++++ Supplied material

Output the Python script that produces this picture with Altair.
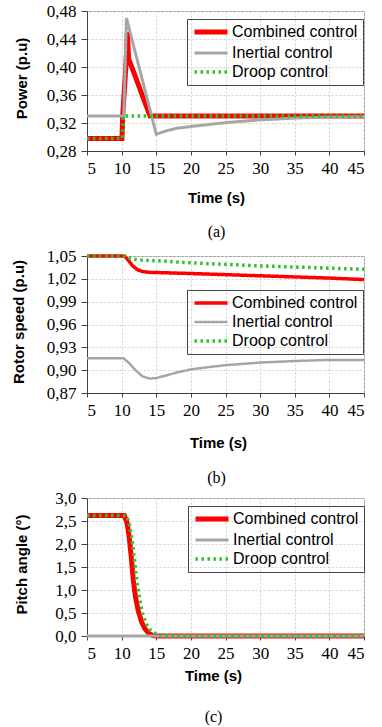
import altair as alt
import pandas as pd

series_names = ["Combined control", "Inertial control", "Droop control"]
series_colors = ["#ff0000", "#a6a6a6", "#2ec02e"]

x_ticks = [5, 10, 15, 20, 25, 30, 35, 40, 45]

# (a) Power (p.u)
t_pow_comb = [5, 10.05, 10.15, 10.55, 10.85, 11.0, 12.0, 13.0, 14.1, 45]
p_comb = [0.298, 0.298, 0.330, 0.390, 0.450, 0.412, 0.386, 0.359, 0.330, 0.330]
t_pow_iner = [5, 10.3, 10.7, 15.0, 16.5, 18, 20, 25, 30, 35, 40, 45]
p_iner = [0.330, 0.330, 0.470, 0.304, 0.309, 0.3125, 0.315, 0.3205, 0.3245, 0.327, 0.3285, 0.329]
t_pow_droop = [5, 10.1, 10.25, 45]
p_droop = [0.298, 0.298, 0.330, 0.330]
pow_ticks = [0.28, 0.32, 0.36, 0.40, 0.44, 0.48]

# (b) Rotor speed (p.u)
t_rs_comb = [5, 10.4, 11, 11.6, 12.3, 13, 14, 15, 20, 25, 30, 35, 40, 45]
rs_comb = [1.05, 1.05, 1.044, 1.037, 1.032, 1.0295, 1.0285, 1.0283, 1.027, 1.0255, 1.024, 1.0225, 1.021, 1.019]
t_rs_iner = [5, 10.3, 11, 12, 13, 14, 15, 16, 18, 20, 22.5, 25, 30, 35, 40, 45]
rs_iner = [0.9155, 0.9155, 0.910, 0.900, 0.892, 0.889, 0.8895, 0.892, 0.897, 0.901, 0.904, 0.9065, 0.910, 0.912, 0.9135, 0.9135]
t_rs_droop = [5, 10.6, 11.2, 12, 13, 15, 20, 25, 30, 35, 40, 45]
rs_droop = [1.05, 1.05, 1.047, 1.0455, 1.0445, 1.0438, 1.041, 1.039, 1.037, 1.0355, 1.034, 1.0325]
rs_ticks = [0.87, 0.90, 0.93, 0.96, 0.99, 1.02, 1.05]

# (c) Pitch angle (°)
t_pa_comb = [5, 10.4, 10.8, 11.1, 11.4, 11.7, 12.0, 12.4, 12.9, 13.4, 13.9, 14.5, 15, 45]
pa_comb = [2.62, 2.62, 2.45, 2.15, 1.7, 1.2, 0.85, 0.55, 0.3, 0.15, 0.06, 0.01, 0.0, 0.0]
t_pa_iner = [5, 45]
pa_iner = [0.0, 0.0]
t_pa_droop = [5, 10.7, 11.1, 11.5, 11.9, 12.2, 12.6, 13.0, 13.5, 14.0, 14.5, 15.0, 16.0, 17.0, 45]
pa_droop = [2.62, 2.62, 2.45, 2.1, 1.6, 1.2, 0.8, 0.5, 0.28, 0.15, 0.08, 0.04, 0.01, 0.0, 0.0]
pa_ticks = [0.0, 0.5, 1.0, 1.5, 2.0, 2.5, 3.0]

SERIF = "Liberation Serif"
SANS = "Liberation Sans"


def make_df(ts, vs):
    rows = []
    for name, t, v in zip(series_names, ts, vs):
        for a, b in zip(t, v):
            rows.append({"t": a, "v": b, "series": name})
    return pd.DataFrame(rows)


def panel(df, ydom, yticks, ydec, ytitle, height, widths, legx, legy,
          ytitle_x, xtitle_x, xtitle_y, caption, cap_offset, cap_dx):
    leg = alt.Legend(
        orient="none", legendX=legx, legendY=legy, title=None,
        symbolType="M-1,0H5", symbolSize=121, labelOffset=24,
        strokeColor="#444444", padding=5, rowPadding=3,
        labelFont=SANS, labelFontSize=16, labelColor="black",
        labelLimit=300,
    )
    enc = dict(
        x=alt.X("t:Q", scale=alt.Scale(domain=[5, 45], nice=False, zero=False),
                axis=alt.Axis(values=x_ticks, title="Time (s)", tickSize=4,
                              labelPadding=5, labelFont=SERIF, labelFontSize=17,
                              labelColor="black",
                              titleFont=SANS, titleFontSize=15, titleFontWeight="bold",
                              titleX=xtitle_x, titleY=xtitle_y,
                              titleBaseline="middle", titleAnchor="middle")),
        y=alt.Y("v:Q", scale=alt.Scale(domain=ydom, nice=False, zero=False),
                axis=alt.Axis(values=yticks, title=ytitle, tickSize=6, labelPadding=5,
                              labelFont=SERIF, labelFontSize=17, labelColor="black",
                              labelExpr=f"replace(format(datum.value, '.{ydec}f'), '.', ',')",
                              titleFont=SANS, titleFontSize=15, titleFontWeight="bold",
                              titleX=ytitle_x, titleY=height / 2 - 3,
                              titleBaseline="middle", titleAngle=270)),
        color=alt.Color("series:N", scale=alt.Scale(domain=series_names, range=series_colors), legend=leg),
        strokeDash=alt.StrokeDash("series:N", scale=alt.Scale(domain=series_names,
                                  range=[[1, 0], [1, 0], [2.5, 3.5]]), legend=leg),
        strokeWidth=alt.StrokeWidth("series:N", scale=alt.Scale(type="ordinal", domain=series_names,
                                    range=widths), legend=leg),
    )
    layers = [
        alt.Chart(df).transform_filter(alt.datum.series == s).mark_line(strokeCap="butt").encode(**enc)
        for s in series_names
    ]
    return alt.layer(*layers).properties(
        width=277, height=height,
        title=alt.TitleParams(caption, orient="bottom", anchor="middle", font=SERIF,
                              fontSize=16, fontWeight="normal", color="black",
                              offset=cap_offset, dx=cap_dx),
    )


df_a = make_df([t_pow_comb, t_pow_iner, t_pow_droop], [p_comb, p_iner, p_droop])
df_b = make_df([t_rs_comb, t_rs_iner, t_rs_droop], [rs_comb, rs_iner, rs_droop])
df_c = make_df([t_pa_comb, t_pa_iner, t_pa_droop], [pa_comb, pa_iner, pa_droop])

pa = panel(df_a, [0.28, 0.48], pow_ticks, 2, "Power (p.u)", 140, [5, 3, 3.5], 100, 8,
           -66, 129, 46, "(a)", 19, -9)
pb = panel(df_b, [0.87, 1.05], rs_ticks, 2, "Rotor speed (p.u)", 137, [3.5, 2.5, 3.5], 100, 34,
           -69, 131, 49, "(b)", 20, -9)
pc = panel(df_c, [0.0, 3.0], pa_ticks, 1, "Pitch angle (°)", 138, [5, 3, 3.5], 101, 8,
           -66, 126, 39, "(c)", 26, -12)

chart = alt.vconcat(pa, pb, pc, spacing=105, bounds="flush").resolve_scale(
    color="independent", strokeDash="independent", strokeWidth="independent"
).resolve_legend(
    color="independent", strokeDash="independent", strokeWidth="independent"
).properties(
    padding={"left": 10, "top": 1, "right": 0, "bottom": 0},
    background="white",
).configure_view(
    stroke="#999999", strokeWidth=1
).configure_axis(
    domainColor="#404040", tickColor="#404040",
    gridColor="#d0d0d0", gridDash=[2, 2], gridWidth=1,
    labelFont=SERIF, labelFontSize=17, labelColor="black",
    titleFont=SANS, titleFontSize=15, titleFontWeight="bold", titleColor="black",
)

chart.save("out.html", embed_options={"renderer": "svg", "actions": False})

++++++++

## To do
Each line from the top of the material through the line containing "x_ticks = [5, 10, 15, 20, 25, 30, 35, 40, 45]" should be reproduced exactly; please drop any images.

## Problem solution
Output the Python script that produces this picture with Altair.
import altair as alt
import pandas as pd

series_names = ["Combined control", "Inertial control", "Droop control"]
series_colors = ["#ff0000", "#a6a6a6", "#2ec02e"]

x_ticks = [5, 10, 15, 20, 25, 30, 35, 40, 45]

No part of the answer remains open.